### [What the task asks]
Retype only what runs from the first line of the listing to the line holding "from matplotlib.patches import Rectangle", both included. Do not retype the pictures.

* Begin *

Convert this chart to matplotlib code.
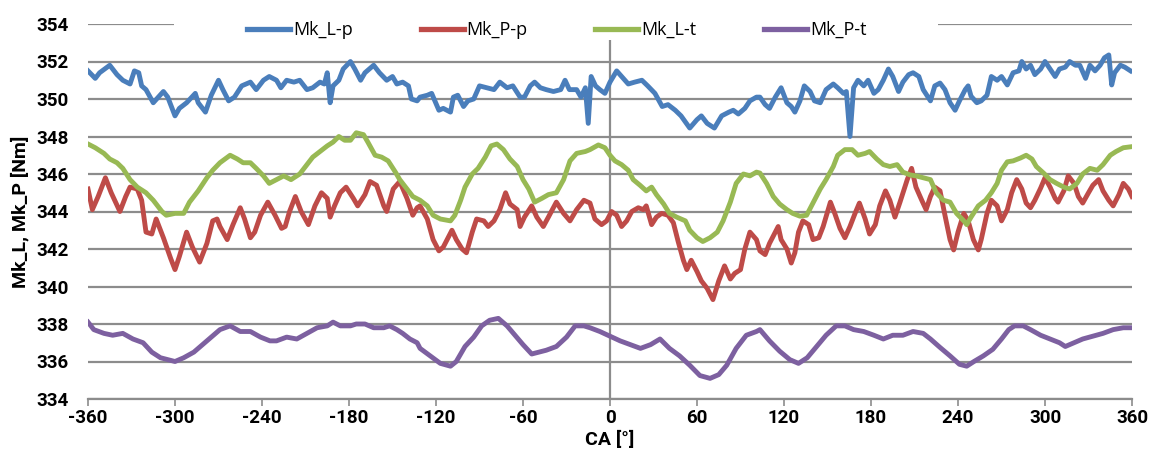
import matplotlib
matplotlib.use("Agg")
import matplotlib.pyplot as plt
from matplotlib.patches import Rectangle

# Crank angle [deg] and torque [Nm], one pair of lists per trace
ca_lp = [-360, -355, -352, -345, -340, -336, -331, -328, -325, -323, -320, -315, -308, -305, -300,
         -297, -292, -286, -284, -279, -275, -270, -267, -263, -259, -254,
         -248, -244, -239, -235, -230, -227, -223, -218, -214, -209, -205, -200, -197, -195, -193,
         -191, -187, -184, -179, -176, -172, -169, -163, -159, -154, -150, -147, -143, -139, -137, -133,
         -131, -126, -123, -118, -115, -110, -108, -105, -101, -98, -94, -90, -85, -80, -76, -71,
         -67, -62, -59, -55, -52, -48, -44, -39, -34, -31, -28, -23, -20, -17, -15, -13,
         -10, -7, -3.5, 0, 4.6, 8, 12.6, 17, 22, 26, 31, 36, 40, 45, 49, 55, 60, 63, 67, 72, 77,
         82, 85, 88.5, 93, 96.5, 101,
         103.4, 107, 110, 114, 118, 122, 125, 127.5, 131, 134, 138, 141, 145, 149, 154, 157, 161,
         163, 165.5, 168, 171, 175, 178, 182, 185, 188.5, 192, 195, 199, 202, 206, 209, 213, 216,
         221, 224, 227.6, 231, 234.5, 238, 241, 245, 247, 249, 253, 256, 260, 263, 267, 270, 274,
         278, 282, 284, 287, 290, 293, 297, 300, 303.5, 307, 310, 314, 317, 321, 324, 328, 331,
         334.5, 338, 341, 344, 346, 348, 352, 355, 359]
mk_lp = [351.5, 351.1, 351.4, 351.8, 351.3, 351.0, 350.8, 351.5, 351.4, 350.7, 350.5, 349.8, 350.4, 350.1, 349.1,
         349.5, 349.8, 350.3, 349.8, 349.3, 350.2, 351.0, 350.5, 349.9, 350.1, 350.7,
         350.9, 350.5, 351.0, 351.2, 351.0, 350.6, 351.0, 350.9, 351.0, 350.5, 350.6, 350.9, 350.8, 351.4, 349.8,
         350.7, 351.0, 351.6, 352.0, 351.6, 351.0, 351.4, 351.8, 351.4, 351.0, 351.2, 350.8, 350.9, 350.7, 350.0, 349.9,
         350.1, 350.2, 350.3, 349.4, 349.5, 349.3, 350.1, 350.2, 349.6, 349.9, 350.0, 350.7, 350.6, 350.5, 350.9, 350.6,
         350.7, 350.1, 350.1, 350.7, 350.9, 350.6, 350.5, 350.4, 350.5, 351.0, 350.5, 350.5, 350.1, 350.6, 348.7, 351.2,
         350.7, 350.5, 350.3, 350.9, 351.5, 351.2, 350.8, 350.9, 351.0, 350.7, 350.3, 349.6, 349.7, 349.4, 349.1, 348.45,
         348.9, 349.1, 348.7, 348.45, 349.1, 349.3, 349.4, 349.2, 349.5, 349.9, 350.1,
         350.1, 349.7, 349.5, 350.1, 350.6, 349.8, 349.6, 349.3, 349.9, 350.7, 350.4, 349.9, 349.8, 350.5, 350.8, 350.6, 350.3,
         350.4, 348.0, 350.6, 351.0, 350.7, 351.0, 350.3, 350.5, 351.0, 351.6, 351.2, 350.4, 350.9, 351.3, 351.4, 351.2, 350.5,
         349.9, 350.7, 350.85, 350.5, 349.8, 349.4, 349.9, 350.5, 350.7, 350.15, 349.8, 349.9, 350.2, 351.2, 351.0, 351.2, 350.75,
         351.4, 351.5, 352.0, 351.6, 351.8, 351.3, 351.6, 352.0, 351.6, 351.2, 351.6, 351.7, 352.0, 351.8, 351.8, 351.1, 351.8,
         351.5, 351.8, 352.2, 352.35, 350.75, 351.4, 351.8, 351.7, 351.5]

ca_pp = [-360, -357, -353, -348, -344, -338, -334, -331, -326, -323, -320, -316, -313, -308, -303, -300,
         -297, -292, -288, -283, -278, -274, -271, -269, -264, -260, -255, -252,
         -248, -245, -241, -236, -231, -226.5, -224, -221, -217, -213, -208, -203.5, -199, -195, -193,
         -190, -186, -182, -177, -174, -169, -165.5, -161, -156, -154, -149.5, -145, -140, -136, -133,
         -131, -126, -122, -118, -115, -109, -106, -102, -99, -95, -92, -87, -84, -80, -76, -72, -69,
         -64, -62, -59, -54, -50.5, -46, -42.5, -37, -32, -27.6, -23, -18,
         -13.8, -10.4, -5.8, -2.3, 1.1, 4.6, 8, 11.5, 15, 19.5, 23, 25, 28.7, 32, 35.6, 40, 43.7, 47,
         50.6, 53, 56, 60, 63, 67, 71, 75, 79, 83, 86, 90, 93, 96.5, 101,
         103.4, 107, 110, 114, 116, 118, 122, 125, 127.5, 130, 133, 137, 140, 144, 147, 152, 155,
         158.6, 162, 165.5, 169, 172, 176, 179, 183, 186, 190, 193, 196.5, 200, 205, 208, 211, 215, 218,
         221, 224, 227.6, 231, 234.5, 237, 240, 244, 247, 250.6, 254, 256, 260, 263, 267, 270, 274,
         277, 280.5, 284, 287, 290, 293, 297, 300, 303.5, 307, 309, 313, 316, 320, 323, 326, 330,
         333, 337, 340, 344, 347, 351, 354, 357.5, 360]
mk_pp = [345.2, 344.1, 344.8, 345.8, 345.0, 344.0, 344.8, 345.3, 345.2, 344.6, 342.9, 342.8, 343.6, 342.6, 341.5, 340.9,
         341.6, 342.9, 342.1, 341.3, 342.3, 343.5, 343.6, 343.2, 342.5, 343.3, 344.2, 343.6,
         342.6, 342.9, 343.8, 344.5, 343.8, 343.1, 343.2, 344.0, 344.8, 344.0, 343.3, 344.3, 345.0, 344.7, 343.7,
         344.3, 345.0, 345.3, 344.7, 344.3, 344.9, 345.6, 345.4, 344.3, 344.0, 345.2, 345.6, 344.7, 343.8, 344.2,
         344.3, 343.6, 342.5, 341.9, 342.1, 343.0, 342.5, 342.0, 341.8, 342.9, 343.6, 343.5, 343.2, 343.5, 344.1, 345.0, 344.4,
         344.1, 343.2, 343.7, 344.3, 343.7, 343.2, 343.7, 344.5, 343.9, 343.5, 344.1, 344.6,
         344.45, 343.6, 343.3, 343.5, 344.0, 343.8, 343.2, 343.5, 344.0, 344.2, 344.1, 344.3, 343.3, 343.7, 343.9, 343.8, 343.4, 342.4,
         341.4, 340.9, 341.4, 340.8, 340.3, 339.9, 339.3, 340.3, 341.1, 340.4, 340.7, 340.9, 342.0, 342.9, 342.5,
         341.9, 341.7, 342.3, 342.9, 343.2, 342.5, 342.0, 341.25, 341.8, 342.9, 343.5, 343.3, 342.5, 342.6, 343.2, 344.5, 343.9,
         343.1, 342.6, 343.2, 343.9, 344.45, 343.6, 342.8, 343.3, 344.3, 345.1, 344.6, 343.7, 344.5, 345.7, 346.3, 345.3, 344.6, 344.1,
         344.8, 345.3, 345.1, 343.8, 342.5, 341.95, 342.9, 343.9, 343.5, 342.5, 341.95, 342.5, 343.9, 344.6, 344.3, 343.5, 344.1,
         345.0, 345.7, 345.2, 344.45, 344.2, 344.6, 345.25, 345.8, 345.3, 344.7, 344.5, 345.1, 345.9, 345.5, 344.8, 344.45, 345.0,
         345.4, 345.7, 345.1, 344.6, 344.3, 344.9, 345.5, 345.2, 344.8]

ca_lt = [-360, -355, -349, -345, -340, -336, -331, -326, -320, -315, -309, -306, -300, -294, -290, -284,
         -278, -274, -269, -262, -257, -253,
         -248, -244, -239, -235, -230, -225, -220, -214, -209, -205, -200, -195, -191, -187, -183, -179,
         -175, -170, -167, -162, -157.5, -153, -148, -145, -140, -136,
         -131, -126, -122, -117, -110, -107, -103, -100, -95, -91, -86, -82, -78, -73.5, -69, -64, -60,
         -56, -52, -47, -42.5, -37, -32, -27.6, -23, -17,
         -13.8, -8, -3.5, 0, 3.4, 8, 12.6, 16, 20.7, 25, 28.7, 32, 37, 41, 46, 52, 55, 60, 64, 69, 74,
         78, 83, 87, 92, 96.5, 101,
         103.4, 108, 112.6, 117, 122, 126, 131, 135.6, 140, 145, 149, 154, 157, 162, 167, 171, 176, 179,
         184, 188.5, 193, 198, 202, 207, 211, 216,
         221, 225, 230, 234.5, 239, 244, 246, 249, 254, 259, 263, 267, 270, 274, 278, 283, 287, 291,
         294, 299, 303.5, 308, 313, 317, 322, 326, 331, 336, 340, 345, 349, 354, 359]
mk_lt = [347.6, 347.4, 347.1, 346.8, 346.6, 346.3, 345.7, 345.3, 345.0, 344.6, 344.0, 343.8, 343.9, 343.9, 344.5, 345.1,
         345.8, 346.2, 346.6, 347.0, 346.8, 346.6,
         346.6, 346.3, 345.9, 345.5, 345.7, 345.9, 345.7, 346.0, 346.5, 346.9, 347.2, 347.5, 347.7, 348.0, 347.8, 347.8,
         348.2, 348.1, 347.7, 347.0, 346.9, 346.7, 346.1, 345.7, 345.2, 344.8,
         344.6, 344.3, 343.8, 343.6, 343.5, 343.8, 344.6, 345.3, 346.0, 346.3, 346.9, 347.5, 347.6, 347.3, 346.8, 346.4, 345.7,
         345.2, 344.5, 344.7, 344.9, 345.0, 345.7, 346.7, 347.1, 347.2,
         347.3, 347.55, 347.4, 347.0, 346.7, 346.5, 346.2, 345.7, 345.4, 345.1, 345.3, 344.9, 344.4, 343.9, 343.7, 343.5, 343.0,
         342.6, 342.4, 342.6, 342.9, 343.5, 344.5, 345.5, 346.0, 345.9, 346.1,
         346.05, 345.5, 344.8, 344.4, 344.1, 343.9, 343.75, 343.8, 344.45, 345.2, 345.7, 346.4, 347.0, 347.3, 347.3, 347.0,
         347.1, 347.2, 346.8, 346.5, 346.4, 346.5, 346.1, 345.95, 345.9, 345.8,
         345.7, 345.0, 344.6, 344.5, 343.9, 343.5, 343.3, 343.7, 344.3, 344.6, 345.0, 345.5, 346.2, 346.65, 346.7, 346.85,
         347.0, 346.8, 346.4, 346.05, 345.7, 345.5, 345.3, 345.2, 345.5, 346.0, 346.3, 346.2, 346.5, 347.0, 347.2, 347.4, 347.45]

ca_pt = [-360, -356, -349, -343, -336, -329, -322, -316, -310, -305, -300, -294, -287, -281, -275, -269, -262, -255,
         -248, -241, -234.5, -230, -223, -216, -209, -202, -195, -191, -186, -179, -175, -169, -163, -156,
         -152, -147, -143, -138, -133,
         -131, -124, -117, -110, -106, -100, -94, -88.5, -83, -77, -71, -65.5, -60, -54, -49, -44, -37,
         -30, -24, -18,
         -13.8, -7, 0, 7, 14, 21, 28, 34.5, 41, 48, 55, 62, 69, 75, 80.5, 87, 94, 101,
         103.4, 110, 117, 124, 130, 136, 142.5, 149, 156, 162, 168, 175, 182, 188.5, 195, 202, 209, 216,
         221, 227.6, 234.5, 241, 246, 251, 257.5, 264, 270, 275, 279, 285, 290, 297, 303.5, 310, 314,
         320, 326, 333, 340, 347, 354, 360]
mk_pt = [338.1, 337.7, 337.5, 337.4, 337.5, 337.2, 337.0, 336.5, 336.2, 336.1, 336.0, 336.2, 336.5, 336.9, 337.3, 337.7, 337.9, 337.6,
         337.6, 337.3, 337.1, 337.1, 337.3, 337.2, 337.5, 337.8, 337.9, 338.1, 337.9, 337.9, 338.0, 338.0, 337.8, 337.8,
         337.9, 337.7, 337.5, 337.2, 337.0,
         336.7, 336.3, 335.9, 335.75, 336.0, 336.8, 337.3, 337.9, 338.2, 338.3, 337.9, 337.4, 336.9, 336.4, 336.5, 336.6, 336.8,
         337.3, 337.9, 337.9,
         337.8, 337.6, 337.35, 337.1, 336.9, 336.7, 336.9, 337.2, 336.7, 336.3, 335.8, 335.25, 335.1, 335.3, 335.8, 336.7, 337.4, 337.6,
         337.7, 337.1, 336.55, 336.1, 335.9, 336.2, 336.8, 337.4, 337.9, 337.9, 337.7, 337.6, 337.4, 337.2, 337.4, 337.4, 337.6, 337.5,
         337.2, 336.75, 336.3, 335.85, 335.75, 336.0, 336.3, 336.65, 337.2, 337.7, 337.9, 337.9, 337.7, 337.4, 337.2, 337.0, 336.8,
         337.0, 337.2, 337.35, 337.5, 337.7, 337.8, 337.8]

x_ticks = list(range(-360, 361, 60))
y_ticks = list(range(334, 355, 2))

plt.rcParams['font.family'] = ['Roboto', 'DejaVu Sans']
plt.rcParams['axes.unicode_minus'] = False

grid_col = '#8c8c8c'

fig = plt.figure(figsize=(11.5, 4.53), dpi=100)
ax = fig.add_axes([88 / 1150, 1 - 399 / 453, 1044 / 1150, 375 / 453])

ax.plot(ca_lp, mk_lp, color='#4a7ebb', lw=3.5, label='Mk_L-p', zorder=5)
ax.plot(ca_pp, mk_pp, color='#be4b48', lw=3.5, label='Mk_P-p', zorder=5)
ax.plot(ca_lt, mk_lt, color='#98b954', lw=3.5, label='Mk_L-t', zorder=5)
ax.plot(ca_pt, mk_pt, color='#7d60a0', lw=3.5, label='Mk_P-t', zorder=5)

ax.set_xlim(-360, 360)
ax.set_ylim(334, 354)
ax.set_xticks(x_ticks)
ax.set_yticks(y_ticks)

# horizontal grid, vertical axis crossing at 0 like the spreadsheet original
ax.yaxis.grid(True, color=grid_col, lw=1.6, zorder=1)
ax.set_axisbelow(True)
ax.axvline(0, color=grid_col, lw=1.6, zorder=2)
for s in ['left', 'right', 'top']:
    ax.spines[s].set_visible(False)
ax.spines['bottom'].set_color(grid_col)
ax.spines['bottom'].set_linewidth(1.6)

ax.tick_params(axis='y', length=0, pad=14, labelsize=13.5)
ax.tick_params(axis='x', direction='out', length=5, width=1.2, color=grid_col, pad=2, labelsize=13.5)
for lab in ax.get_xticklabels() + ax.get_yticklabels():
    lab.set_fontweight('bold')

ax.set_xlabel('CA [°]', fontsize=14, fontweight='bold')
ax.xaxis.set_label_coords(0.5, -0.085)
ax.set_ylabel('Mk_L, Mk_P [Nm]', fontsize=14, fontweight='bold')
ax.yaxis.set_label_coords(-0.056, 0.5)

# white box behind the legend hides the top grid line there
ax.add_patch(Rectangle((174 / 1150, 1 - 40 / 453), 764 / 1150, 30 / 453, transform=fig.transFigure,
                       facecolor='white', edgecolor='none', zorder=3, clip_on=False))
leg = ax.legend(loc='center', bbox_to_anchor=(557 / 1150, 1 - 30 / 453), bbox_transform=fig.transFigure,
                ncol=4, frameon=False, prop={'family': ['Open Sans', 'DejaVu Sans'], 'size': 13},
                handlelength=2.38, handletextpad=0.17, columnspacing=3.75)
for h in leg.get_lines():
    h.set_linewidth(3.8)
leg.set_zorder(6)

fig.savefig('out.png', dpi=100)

* End *

### [Correct answer]
Convert this chart to matplotlib code.
import matplotlib
matplotlib.use("Agg")
import matplotlib.pyplot as plt
from matplotlib.patches import Rectangle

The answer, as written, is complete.